■ Goal of the exercise: Retype exactly the lines from the first one through the line with "minimum width=403bp] (c13)", including both ends; skip any pictures.

◆ ◆ ◆ ◆

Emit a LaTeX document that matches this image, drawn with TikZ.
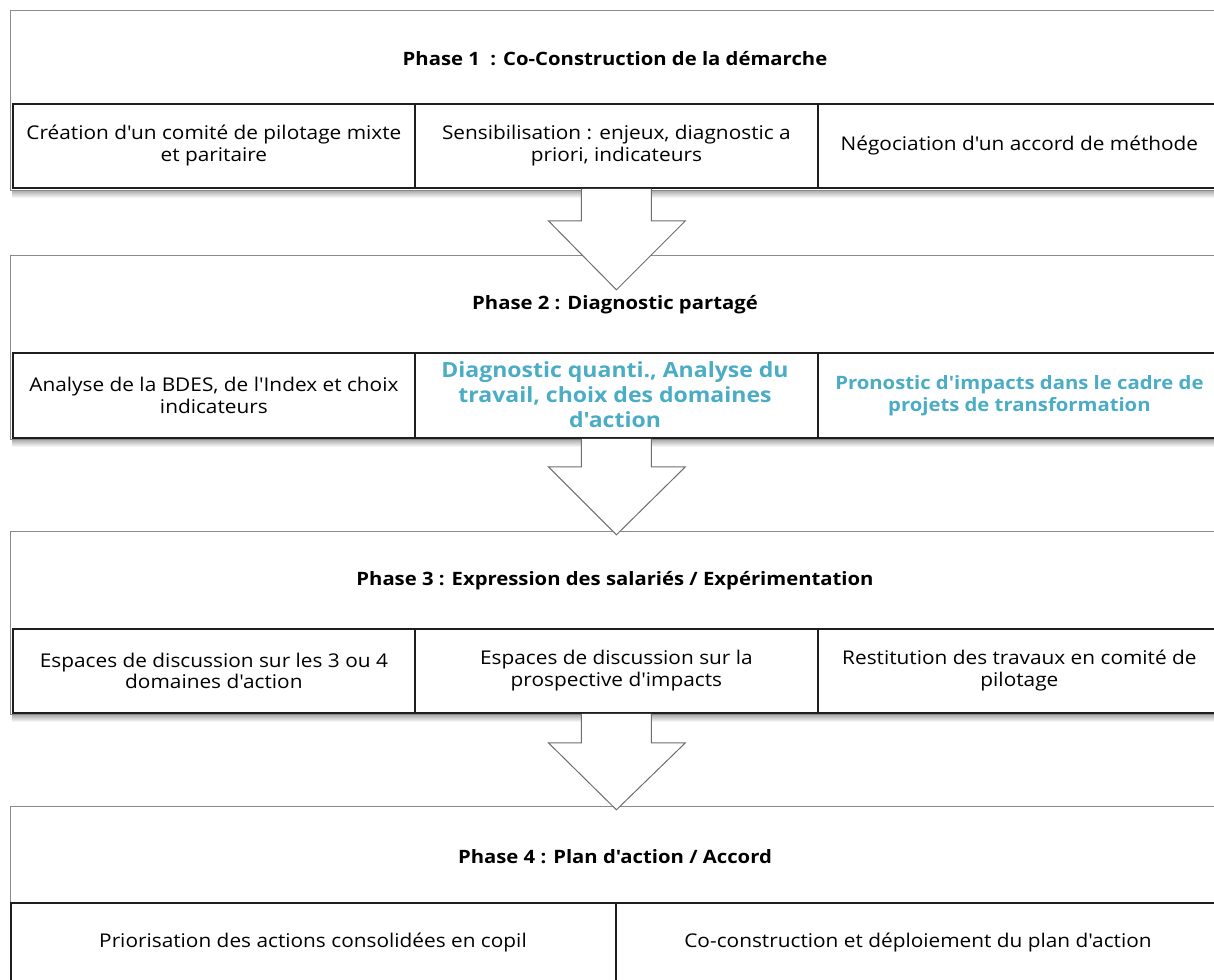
\documentclass[tikz,border=0pt]{standalone}
\usepackage{fontspec}
\setmainfont[FakeStretch=1.1, Ligatures=TeXOff]{Open Sans}
\usetikzlibrary{calc}
\definecolor{aqua}{HTML}{4BACC6}
\definecolor{outerline}{HTML}{8A8A8A}
\definecolor{rowline}{HTML}{1E1E1E}
\definecolor{arrline}{HTML}{6E6E6E}
\tikzset{
 outerbox/.style={draw=outerline, line width=1.3bp, fill=white, inner sep=0pt, anchor=north west},
 cell/.style={draw=rowline, line width=1.8bp, inner sep=0pt, anchor=north west, align=center,
   minimum height=84bp, font=\fontsize{19}{22}\selectfont},
 hdr/.style={font=\fontsize{18.5}{20}\selectfont\bfseries},
 bluetxt/.style={text=aqua, font=\fontsize{18.5}{22}\selectfont\bfseries},
 bluebig/.style={text=aqua, font=\fontsize{21}{25}\selectfont\bfseries},
 plain/.style={font=\fontsize{19}{22}\selectfont},
 blockarrow/.style={draw=arrline, line width=1bp, fill=white, line join=miter},
 softshadow/.style={top color=black!40, bottom color=white, draw=none},
}
\begin{document}
\begin{tikzpicture}[x=1bp,y=-1bp]
\useasboundingbox (0,0) rectangle (1214,980);

% ---------- Phase 1 ----------
\shade[softshadow] (12,189) rectangle (1214,198);
\node[outerbox, minimum width=1210bp, minimum height=180bp] (p1) at (10,10) {};
\node[hdr] (h1) at (615,59) {Phase 1\ \ : Co-Construction de la démarche};
\node[cell, minimum width=402bp] (c11) at (12,103) {Création d'un comité de pilotage mixte\\et paritaire};
\node[cell, minimum width=403bp] (c12) at (414,103) {Sensibilisation : enjeux, diagnostic a\\priori, indicateurs};
\node[cell, minimum width=403bp] (c13) at (817,103) {Négociation d'un accord de méthode};

% ---------- Phase 2 ----------
\shade[softshadow] (12,438) rectangle (1214,447);
\node[outerbox, minimum width=1210bp, minimum height=184bp] (p2) at (10,255) {};
\node[hdr] (h2) at (615,305) {Phase 2 : Diagnostic partagé};
\node[cell, minimum width=402bp, minimum height=85bp] (c21) at (12,352) {Analyse de la BDES, de l'Index et choix\\indicateurs};
\node[cell, minimum width=403bp, minimum height=85bp] (c22) at (414,352) {};
\node[bluebig, align=center] (t22) at (615,395) {Diagnostic quanti., Analyse du\\travail, choix des domaines\\d'action};
\node[cell, minimum width=403bp, minimum height=85bp, bluetxt] (c23) at (817,352) {Pronostic d'impacts dans le cadre de\\projets de transformation};

% ---------- Phase 3 ----------
\shade[softshadow] (12,713) rectangle (1214,722);
\node[outerbox, minimum width=1210bp, minimum height=183bp] (p3) at (10,531) {};
\node[hdr] (h3) at (615,581) {Phase 3 : Expression des salariés / Expérimentation};
\node[cell, minimum width=402bp] (c31) at (12,628) {Espaces de discussion sur les 3 ou 4\\domaines d'action};
\node[cell, minimum width=403bp] (c32) at (414,628) {Espaces de discussion sur la\\prospective d'impacts};
\node[cell, minimum width=403bp] (c33) at (817,628) {Restitution des travaux en comité de\\pilotage};

% ---------- Phase 4 ----------
\node[outerbox, minimum width=1210bp, minimum height=200bp] (p4) at (10,806) {};
\node[hdr] (h4) at (615,857) {Phase 4 : Plan d'action / Accord};
\node[cell, minimum width=605bp, minimum height=100bp] (c41) at (10,902) {};
\node[cell, minimum width=605bp, minimum height=100bp] (c42) at (615,902) {};
\node[plain] (t41) at (313,943) {Priorisation des actions consolidées en copil};
\node[plain] (t42) at (918,943) {Co-construction et déploiement du plan d'action};

% ---------- Block arrows ----------
\draw[blockarrow] ($(c12.south)+(-35,0)$) -- ++(0,32) -- ++(-33,0) -- ($(c12.south)+(0,101)$) -- ($(c12.south)+(69,32)$) -- ++(-34,0) -- ($(c12.south)+(35,0)$);
\draw[blockarrow] ($(c22.south)+(-35,0)$) -- ++(0,28) -- ++(-33,0) -- ($(c22.south)+(0,96)$) -- ($(c22.south)+(69,28)$) -- ++(-34,0) -- ($(c22.south)+(35,0)$);
\draw[blockarrow] ($(c32.south)+(-35,0)$) -- ++(0,29) -- ++(-33,0) -- ($(c32.south)+(0,96)$) -- ($(c32.south)+(69,29)$) -- ++(-34,0) -- ($(c32.south)+(35,0)$);
\end{tikzpicture}
\end{document}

◆ ◆ ◆ ◆

■ Exercise solution:
Emit a LaTeX document that matches this image, drawn with TikZ.
\documentclass[tikz,border=0pt]{standalone}
\usepackage{fontspec}
\setmainfont[FakeStretch=1.1, Ligatures=TeXOff]{Open Sans}
\usetikzlibrary{calc}
\definecolor{aqua}{HTML}{4BACC6}
\definecolor{outerline}{HTML}{8A8A8A}
\definecolor{rowline}{HTML}{1E1E1E}
\definecolor{arrline}{HTML}{6E6E6E}
\tikzset{
 outerbox/.style={draw=outerline, line width=1.3bp, fill=white, inner sep=0pt, anchor=north west},
 cell/.style={draw=rowline, line width=1.8bp, inner sep=0pt, anchor=north west, align=center,
   minimum height=84bp, font=\fontsize{19}{22}\selectfont},
 hdr/.style={font=\fontsize{18.5}{20}\selectfont\bfseries},
 bluetxt/.style={text=aqua, font=\fontsize{18.5}{22}\selectfont\bfseries},
 bluebig/.style={text=aqua, font=\fontsize{21}{25}\selectfont\bfseries},
 plain/.style={font=\fontsize{19}{22}\selectfont},
 blockarrow/.style={draw=arrline, line width=1bp, fill=white, line join=miter},
 softshadow/.style={top color=black!40, bottom color=white, draw=none},
}
\begin{document}
\begin{tikzpicture}[x=1bp,y=-1bp]
\useasboundingbox (0,0) rectangle (1214,980);

% ---------- Phase 1 ----------
\shade[softshadow] (12,189) rectangle (1214,198);
\node[outerbox, minimum width=1210bp, minimum height=180bp] (p1) at (10,10) {};
\node[hdr] (h1) at (615,59) {Phase 1\ \ : Co-Construction de la démarche};
\node[cell, minimum width=402bp] (c11) at (12,103) {Création d'un comité de pilotage mixte\\et paritaire};
\node[cell, minimum width=403bp] (c12) at (414,103) {Sensibilisation : enjeux, diagnostic a\\priori, indicateurs};
\node[cell, minimum width=403bp] (c13) at (817,103) {Négociation d'un accord de méthode};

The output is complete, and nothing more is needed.